Жозефина Тауровна, или Почему у Чуни два имени
Вообще, в собачьем паспорте Чуня записана как Жозефина. Отец ее – кобель Тауро Браун из Зеленого города, мать – какая-то невозможная финалистка и отличница. Поэтому в публичном пространстве я зову Чуню Жозефиной Тауровной.
В свое время бывшая хозяйка щенят мне еще звонила, интересовалась, как там наши дела, но потом Жозефина Тауровна стала знаменитостью, взлетела высоко, хозяйка звонить перестала.
А зря. Лет через десять у Чуни начались серьезные проблемы со здоровьем.
Мало того, что Чуня слепая, так теперь у нее и хвост кривой.

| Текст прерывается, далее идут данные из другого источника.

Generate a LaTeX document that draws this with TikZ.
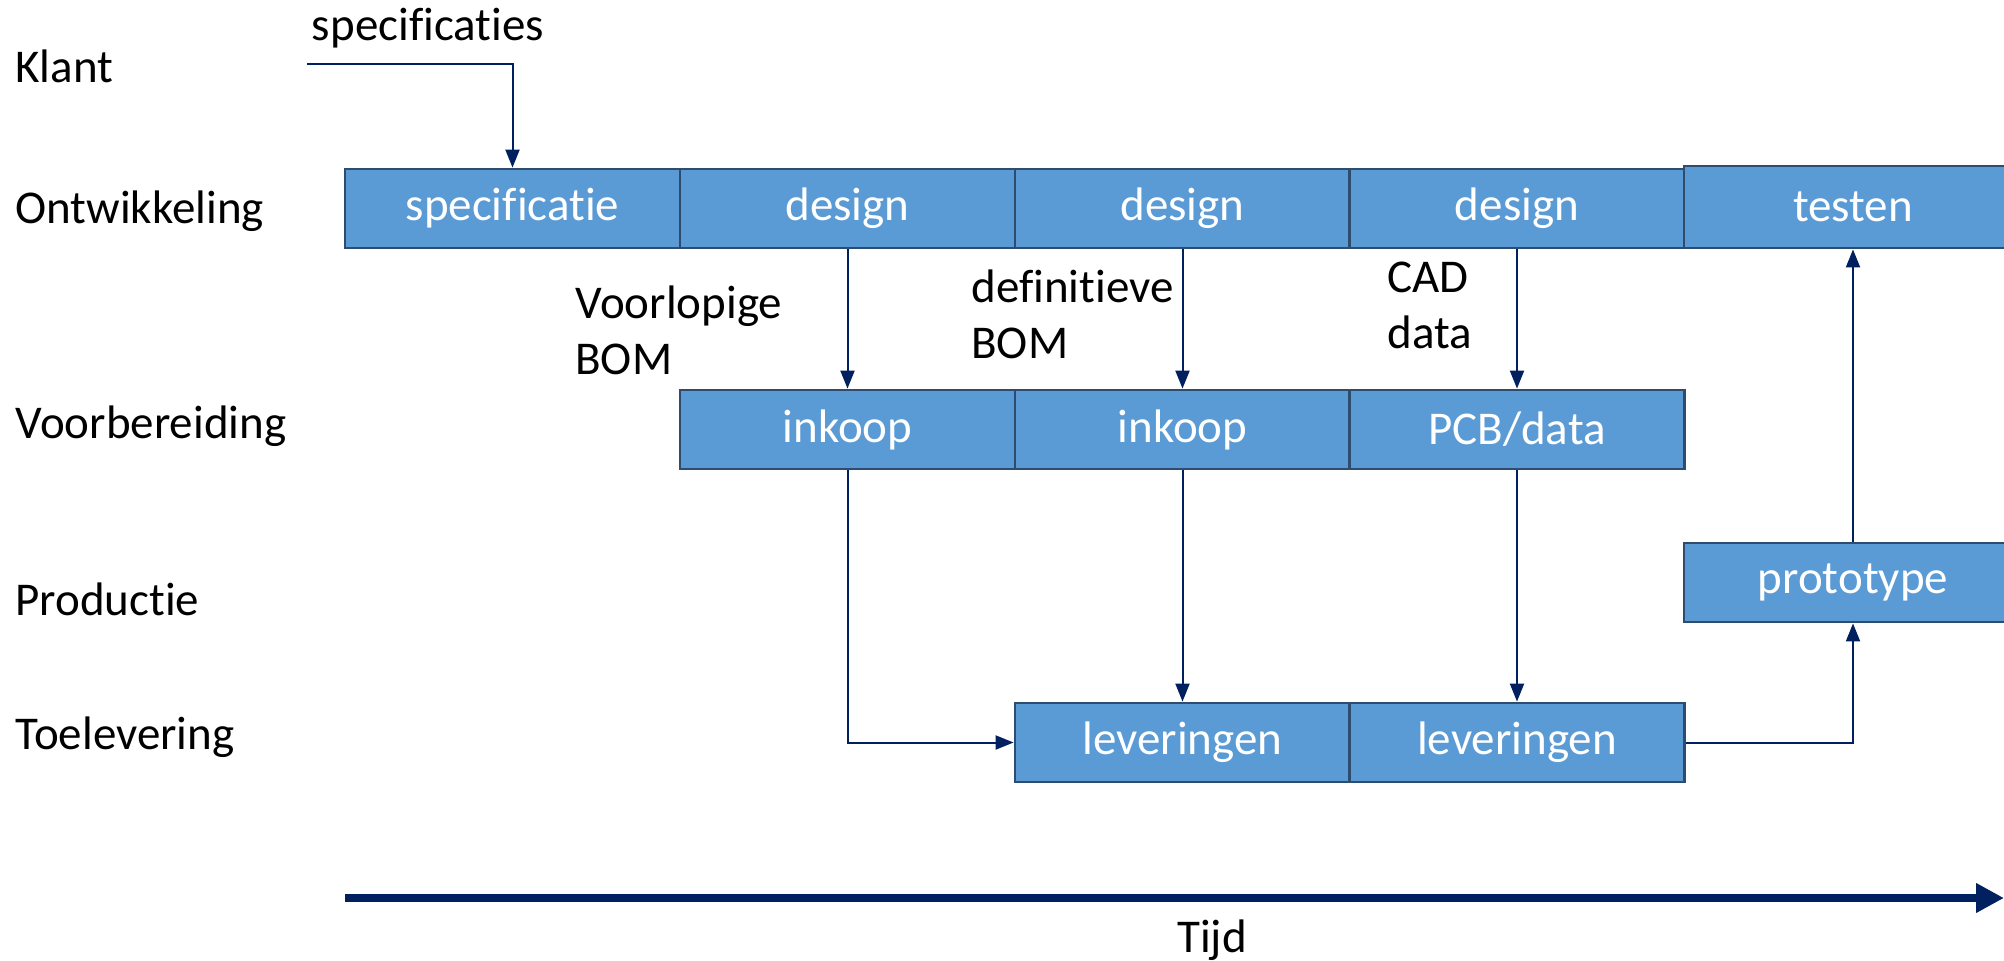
\documentclass[tikz,border=0pt]{standalone}
\usepackage{fontspec}
\setmainfont[Ligatures=CommonOff]{Carlito}
\usetikzlibrary{arrows.meta}
\definecolor{boxfill}{HTML}{5B9BD5}
\definecolor{boxline}{HTML}{2E4C6E}
\definecolor{navy}{HTML}{002060}
\begin{document}
\begin{tikzpicture}[x=0.5pt,y=-0.5pt,
  every node/.style={font=\fontsize{23.5}{28}\selectfont},
  box/.style={draw=boxline, line width=1.4pt, fill=boxfill, text=white, inner sep=0pt,
    minimum width=167.5pt, minimum height=39.5pt},
  lbl/.style={anchor=west, inner sep=0pt, text=black},
  note/.style={anchor=north west, inner sep=0pt, align=left, text=black},
  arr/.style={draw=navy, line width=1pt, -{Triangle[length=9pt,width=7pt]}}]
\useasboundingbox (0,0) rectangle (2004,960);
% row labels
\node[lbl] (klant) at (15,66) {Klant};
\node[lbl] (ontw) at (15,211) {Ontwikkeling};
\node[lbl] (voorb) at (15,426) {Voorbereiding};
\node[lbl] (prod) at (15,599) {Productie};
\node[lbl] (toel) at (15,737) {Toelevering};
% row 1
\node[box] (spec) at (512.5,208.5) {specificatie};
\node[box] (d1) at (847.5,208.5) {design};
\node[box] (d2) at (1182.5,208.5) {design};
\node[box] (d3) at (1517,208.5) {design};
\node[box, minimum width=169pt, minimum height=41pt] (test) at (1853,207) {testen};
% row 2
\node[box] (i1) at (847.5,429.5) {inkoop};
\node[box] (i2) at (1182.5,429.5) {inkoop};
\node[box] (pcb) at (1517,429.5) {PCB/data};
% row 3
\node[box, minimum width=169pt] (proto) at (1853,582.5) {prototype};
% row 4
\node[box] (l1) at (1182.5,742.5) {leveringen};
\node[box] (l2) at (1517,742.5) {leveringen};
% notes
\node[inner sep=0pt, text=black] (specs) at (428,28) {specificaties};
\node[note] (n1) at (575,285) {Voorlopige\\BOM};
\node[note] (n2) at (971,269) {definitieve\\BOM};
\node[note] (n3) at (1387,262) {CAD\\data};
% connectors
\coordinate (kstart) at (307,64);
\draw[arr] (kstart) -| (spec.north);
\draw[arr] (d1.south) -- (i1.north);
\draw[arr] (d2.south) -- (i2.north);
\draw[arr] (d3.south) -- (pcb.north);
\draw[arr] (i1.south -| d1.south) |- (l1.west);
\draw[arr] (i2.south) -- (l1.north);
\draw[arr] (pcb.south) -- (l2.north);
\draw[arr] (l2.east) -| (proto.south);
\draw[arr] (proto.north) -- (test.south);
% time axis
\coordinate (t0) at (345,898);
\coordinate (t1) at (2004,898);
\draw[draw=navy, line width=4pt, -{Triangle[length=14pt,width=14pt]}] (t0) -- (t1);
\node[inner sep=0pt, text=black] (tijd) at (1212,940) {Tijd};
\end{tikzpicture}
\end{document}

Я это увидел через одиннадцать лет после покупки Чуни, вернувшись после очередного отъезда, как только собака вышла мне навстречу.
Я провел допрос домашних, как так могло произойти: не падала ли с кровати, не приволакивала ли заднюю лапу (когда-то у Чуни уже отказывали задние лапы, именно тогда я и научился делать уколы). «Нет, не падала, не состояла, не привлекалась». Сталинские способы ведения следствия ничему не помогли.
В общем, хвост теперь у Жозефины Тауровны кривой.
Впрочем, это не помешало ей сейчас после утреннего туалета (кстати, напи́сала мимо лотка), приема пищи и закапывания лекарств в глаза покувыркаться в полежке. Она всегда так делает. Когда ее распирает самодовольство.